An Idea Whose Time has Come...
With that prelude, I would like to submit the following questions for discussion:
1. Assuming that Brian Hill’s approach to coaching has been unacceptable by many facets of it, is there something that could be done to bring about the desirable changes?
2. What is the role of a general manager, and in particular, could we discount Otis Smith’s role, or lack thereof, in allowing the so-called coach to continue with his tyrannical approach?
My answer to the first question is a clear and emphatic YES.
a) The first and foremost element is the fan support, who fill the arena and bring revenue to the ownership.
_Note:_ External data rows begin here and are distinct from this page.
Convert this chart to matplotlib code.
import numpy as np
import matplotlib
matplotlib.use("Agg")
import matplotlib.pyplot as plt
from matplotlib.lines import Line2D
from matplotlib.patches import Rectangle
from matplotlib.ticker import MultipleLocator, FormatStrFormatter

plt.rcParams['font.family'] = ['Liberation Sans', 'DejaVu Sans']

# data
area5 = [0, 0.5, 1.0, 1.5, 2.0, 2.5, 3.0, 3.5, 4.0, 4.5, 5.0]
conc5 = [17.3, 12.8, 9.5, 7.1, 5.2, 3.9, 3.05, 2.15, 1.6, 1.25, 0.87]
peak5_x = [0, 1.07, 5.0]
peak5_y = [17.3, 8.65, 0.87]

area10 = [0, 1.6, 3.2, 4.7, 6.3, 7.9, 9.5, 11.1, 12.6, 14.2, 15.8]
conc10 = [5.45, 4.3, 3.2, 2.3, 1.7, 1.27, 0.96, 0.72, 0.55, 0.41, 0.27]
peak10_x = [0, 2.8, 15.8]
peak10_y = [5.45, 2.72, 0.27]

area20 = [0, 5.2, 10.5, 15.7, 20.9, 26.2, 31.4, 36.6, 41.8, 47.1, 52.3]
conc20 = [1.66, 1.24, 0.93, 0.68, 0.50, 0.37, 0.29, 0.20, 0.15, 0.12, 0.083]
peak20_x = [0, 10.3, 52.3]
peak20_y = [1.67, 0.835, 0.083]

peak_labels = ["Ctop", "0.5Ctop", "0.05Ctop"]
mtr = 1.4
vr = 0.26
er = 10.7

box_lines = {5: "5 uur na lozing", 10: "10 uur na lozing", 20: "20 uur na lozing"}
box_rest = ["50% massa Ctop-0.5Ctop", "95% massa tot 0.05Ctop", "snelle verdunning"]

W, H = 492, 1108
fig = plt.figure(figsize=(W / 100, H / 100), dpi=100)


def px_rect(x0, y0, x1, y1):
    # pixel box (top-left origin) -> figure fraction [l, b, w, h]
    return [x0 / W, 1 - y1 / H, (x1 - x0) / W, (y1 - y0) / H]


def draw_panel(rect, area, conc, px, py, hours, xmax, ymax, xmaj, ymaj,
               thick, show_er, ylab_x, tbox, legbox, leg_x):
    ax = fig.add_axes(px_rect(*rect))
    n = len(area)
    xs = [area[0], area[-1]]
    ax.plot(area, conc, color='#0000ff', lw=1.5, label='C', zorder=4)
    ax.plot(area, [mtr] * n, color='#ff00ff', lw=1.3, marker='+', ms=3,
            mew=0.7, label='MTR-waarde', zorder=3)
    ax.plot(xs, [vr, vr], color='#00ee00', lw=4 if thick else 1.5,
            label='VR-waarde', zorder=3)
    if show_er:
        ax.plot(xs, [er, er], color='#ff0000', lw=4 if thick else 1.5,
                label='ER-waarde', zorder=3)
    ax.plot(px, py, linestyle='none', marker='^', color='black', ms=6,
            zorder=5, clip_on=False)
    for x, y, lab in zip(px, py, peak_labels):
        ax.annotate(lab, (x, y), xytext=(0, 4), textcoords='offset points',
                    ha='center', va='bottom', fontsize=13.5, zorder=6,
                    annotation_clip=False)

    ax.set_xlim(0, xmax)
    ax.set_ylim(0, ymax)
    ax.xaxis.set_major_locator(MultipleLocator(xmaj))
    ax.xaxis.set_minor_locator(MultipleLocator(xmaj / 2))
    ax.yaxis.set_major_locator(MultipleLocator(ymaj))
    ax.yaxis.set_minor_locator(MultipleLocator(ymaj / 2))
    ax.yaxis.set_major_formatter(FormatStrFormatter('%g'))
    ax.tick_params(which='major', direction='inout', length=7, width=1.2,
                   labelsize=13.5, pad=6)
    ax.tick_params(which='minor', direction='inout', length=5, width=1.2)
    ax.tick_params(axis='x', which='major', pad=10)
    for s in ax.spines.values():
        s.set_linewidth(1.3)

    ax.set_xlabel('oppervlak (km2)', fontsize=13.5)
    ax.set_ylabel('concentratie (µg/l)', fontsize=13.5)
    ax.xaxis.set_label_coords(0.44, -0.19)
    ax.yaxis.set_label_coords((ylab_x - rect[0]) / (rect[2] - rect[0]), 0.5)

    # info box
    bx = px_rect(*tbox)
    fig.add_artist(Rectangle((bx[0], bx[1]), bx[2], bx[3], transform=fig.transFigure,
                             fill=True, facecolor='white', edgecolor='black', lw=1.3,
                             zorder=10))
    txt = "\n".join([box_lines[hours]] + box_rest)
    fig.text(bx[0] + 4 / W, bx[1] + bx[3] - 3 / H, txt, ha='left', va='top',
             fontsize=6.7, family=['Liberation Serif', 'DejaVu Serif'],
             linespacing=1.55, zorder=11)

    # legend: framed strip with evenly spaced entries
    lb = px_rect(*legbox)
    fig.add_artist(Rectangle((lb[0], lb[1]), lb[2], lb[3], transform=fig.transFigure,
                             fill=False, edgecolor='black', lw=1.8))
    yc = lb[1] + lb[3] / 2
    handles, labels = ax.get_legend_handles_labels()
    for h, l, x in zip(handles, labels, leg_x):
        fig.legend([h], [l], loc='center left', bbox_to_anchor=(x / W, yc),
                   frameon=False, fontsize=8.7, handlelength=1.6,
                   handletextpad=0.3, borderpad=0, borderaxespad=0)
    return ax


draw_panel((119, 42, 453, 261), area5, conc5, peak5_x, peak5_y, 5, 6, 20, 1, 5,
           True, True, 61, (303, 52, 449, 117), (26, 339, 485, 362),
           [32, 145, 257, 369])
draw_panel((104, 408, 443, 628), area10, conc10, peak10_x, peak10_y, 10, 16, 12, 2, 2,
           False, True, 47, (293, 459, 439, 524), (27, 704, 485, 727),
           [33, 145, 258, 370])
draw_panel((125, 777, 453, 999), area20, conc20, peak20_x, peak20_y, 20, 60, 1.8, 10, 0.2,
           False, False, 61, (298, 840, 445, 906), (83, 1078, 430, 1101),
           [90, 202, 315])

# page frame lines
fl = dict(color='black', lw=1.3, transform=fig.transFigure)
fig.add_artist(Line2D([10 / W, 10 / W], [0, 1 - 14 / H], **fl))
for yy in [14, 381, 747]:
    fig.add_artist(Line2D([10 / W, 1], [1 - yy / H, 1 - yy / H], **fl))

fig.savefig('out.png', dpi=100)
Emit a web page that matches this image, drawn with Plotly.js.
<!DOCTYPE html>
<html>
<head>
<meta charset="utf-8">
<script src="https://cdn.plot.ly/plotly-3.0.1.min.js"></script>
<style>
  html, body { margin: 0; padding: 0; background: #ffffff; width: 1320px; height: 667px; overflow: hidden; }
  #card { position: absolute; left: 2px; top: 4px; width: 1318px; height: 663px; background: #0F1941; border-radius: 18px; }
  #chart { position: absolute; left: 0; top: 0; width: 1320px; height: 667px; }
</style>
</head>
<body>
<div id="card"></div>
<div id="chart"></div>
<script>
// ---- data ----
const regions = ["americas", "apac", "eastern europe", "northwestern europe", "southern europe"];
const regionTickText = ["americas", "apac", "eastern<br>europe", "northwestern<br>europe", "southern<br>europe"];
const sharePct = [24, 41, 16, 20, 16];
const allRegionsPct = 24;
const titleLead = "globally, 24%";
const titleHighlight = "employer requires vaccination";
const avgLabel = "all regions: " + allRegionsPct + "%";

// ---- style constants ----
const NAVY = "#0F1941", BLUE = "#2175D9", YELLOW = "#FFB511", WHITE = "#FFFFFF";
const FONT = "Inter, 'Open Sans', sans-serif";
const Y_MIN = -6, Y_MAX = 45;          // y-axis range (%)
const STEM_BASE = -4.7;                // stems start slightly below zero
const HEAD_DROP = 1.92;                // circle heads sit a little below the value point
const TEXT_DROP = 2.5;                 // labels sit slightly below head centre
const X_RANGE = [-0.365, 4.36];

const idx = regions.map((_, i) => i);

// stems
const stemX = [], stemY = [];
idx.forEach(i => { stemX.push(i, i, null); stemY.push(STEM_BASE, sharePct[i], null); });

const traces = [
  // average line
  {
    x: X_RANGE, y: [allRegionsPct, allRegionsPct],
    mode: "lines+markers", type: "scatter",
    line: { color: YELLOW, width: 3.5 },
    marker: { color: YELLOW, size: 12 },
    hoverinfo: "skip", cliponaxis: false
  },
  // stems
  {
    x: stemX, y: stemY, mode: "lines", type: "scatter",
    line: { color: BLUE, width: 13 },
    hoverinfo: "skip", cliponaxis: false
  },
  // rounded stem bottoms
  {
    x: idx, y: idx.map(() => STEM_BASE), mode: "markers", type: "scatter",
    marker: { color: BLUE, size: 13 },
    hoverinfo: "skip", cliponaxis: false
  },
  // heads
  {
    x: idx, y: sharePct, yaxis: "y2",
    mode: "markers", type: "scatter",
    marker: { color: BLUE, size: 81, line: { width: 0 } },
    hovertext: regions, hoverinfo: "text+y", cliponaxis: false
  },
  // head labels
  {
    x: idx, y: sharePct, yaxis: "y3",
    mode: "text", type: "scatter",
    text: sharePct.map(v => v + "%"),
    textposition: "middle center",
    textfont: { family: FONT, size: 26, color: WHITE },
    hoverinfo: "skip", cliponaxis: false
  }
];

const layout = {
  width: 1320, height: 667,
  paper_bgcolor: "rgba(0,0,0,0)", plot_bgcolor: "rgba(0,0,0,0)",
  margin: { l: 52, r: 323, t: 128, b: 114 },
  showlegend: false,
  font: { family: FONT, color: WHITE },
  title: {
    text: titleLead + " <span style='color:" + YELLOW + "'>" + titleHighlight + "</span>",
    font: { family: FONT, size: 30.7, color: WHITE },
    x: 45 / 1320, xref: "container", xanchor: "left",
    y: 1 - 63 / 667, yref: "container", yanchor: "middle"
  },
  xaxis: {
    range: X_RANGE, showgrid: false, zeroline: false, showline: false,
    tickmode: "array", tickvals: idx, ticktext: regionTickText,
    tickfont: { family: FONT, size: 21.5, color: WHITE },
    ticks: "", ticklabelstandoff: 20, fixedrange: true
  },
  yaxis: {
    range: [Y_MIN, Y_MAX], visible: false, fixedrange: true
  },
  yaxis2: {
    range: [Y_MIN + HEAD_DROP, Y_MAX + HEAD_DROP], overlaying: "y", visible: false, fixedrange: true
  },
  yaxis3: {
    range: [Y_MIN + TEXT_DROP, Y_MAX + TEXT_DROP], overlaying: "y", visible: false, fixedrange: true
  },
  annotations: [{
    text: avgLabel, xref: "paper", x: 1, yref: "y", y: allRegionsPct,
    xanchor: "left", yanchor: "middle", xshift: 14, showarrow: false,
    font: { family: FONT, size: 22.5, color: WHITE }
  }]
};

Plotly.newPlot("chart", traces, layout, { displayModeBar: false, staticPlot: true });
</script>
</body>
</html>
As we all know the fan, all over the nation with minor exceptions, have a short memory. It may take quite a bit to get them excited, but they may quickly lose interest if there is nothing interesting to look forward to. Therefore, the box office revenue is at the center of what the ownership is mindful of.
b) The power of repetition and persuasion go hand in hand on the way to consensus, and eventual change. I refer you back to the quote from Victor Hugo. We have many forums where our views could be reflected, individually as well as collectively. Persistence and perseverance are essential and despair is not an option.
In answering the second question, please note the following:
a) The extent of general manager’s involvement varies on case-by-case basis. It simply depends on the profile of the GM and the coach. Average GMs dealing with a high profile coach, would typically stay away from intervening in coach’s decision making with regard to many issues related to what happens on the court. On the contrary, high profile GMs dealing with average coaches, may intervene in many aspects of decision making that would typically fall in the realm of coach’s authority.
b) The situation in the case of Hill and Smith is not clear to me. Hill was rehired on an emotional basis by the ownership, supposedly making a wrong right. That by definitions means allowing a reasonable authority to Hill, extent of which could not be marked by any degree of certainty. Smith has been very successful in putting together a winning team, for which he should have earned some capital to spend. It seems that he is relatively involved with the decision making as it relates to personnel. For instance, we hear from Grant saying that Otis didn’t want me to play on back-to-back games, from time to time. Based on Smith’s personality, I do not expect him to impose the typical authority afforded to GMs over Hill unless the situation becomes drastically dire. In my view, Smith would not impose his own approach of on-court issues over Hill, most often than not, fearing it may backfire. I don’t think that despite his success he has a solid place in the organization to allow him to challenge Hill, if need be. That could change, however, if Hill becomes weaker as a result of losses piling up, or the box-office revenues dwindling. For what’s going on right now, I hold Smith accountable as much as I do Hill. For a while I was hesitant to do so, but I am willing no longer to hold on to this illusion that Smith may intervene to rectify Hill’s shortcomings. If one chooses to ignore the fact that these two should be held equally accountable, then one is missing a major element of bringing the desirable changes about. If Smith is left out of the loop for what ills the Magic, he may not feel compelled to intervene whereas he could get hurt himself. Remember the old say about “Doing nothing is the best way not to get hurt.”
There you have it. I honestly believe the time has come to ask questions with no hesitation. Like for example, why there was an offer on the table for Darko that was withdrawn? What was Smith and/or Hill's role in that? Or the team's struggles to beat the teams who can shoot 3-pointers; we lost to CHA and GS based on our deficiency to match their 3-point shooting, and almost lost to NO on the same basis; What is the Smith's view to change the rotation, as we know Hill has failed to address the issue?